The Testing Effect: Why Practice Exams Beat Re-Reading Every Time
Re-reading feels productive. It isn't. Here's the cognitive-science evidence — and the practice routine that actually moves the needle before a high-stakes exam.
Most students lose marks they already had the knowledge to win. They sat down, read the textbook again, highlighted in three colours, and walked into the exam confident — only to blank on questions they'd "definitely seen before."
The problem isn't effort. It's that re-reading creates the feeling of knowing without producing the ability to retrieve. The fix is the single most evidence-backed study technique in cognitive science: the testing effect.
What the testing effect actually is
When you try to pull information out of your brain — even when you get it wrong — your brain encodes that information more deeply than it does when you just look at it again. The act of retrieval is the learning event. Re-reading is rehearsal of the look of the page, not the content of the page.
Decades of research back this up. The summary version: students who do practice tests outperform students who re-read the same material by 50–100% on delayed tests, even when total study time is identical. The effect compounds — every retrieval makes the next retrieval easier and stronger.
Why re-reading feels like it's working
Fluency. When you re-read something, the words flow more easily the second time. Your brain interprets that ease as understanding. It isn't — it's familiarity. Familiarity collapses the moment the textbook is closed and you have to generate the answer from nothing.
Three signs you're stuck in re-reading mode:
- You can recognise correct answers but can't write them from a blank page
- You highlight while you read
- You read your notes more than you test yourself against them
The practice routine that works
Stop re-reading. Start retrieving. Specifically:
- Read a chapter once. Slowly. Once.
- Close the book. On a blank page, write down everything you remember. Don't peek.
- Check what you missed. This is the learning event — not the reading.
- Repeat the gaps tomorrow. Spaced retrieval cements the missed bits.
- Within a week, do a full practice question on the topic. Marked, with feedback.
The whole cycle takes less time than the re-read approach and outperforms it on every measure that matters in the exam room.

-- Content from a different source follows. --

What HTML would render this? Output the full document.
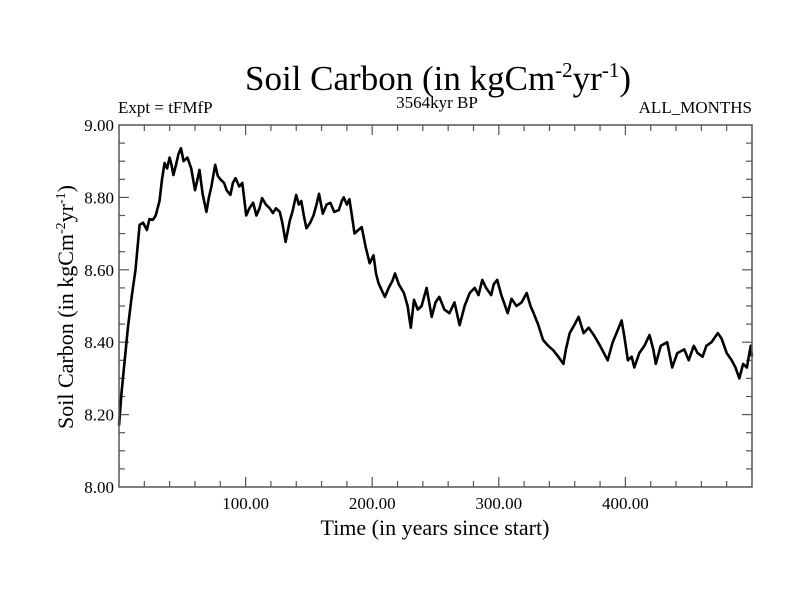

StudyAce generates exam-style practice questions from your syllabus and marks them honestly — no leniency, no false praise. That's the retrieval step, automated. Start your free trial and feel the difference inside a week.
Common objections
"I don't have time for full practice questions." You don't have time not to. Re-reading a chapter for 40 minutes returns less recall than 10 minutes of retrieval practice on the same chapter. The faster path is the harder-feeling path.
"I always get them wrong at first." Good. Each wrong answer + check is worth ten passive re-reads. The discomfort is the signal that learning is happening.
"My teacher said to re-read." Your teacher is wrong about this specific thing. The peer-reviewed evidence is overwhelming. Tell them — politely.
What to do this week
Pick one subject. One topic. Read the relevant material once. Then close it and write everything you remember. Time yourself. Tomorrow, do it again. Within a week, do a full practice question.
That's the testing effect in action. It's free, it's fast, and it's the closest thing in cognitive science to a study cheat code.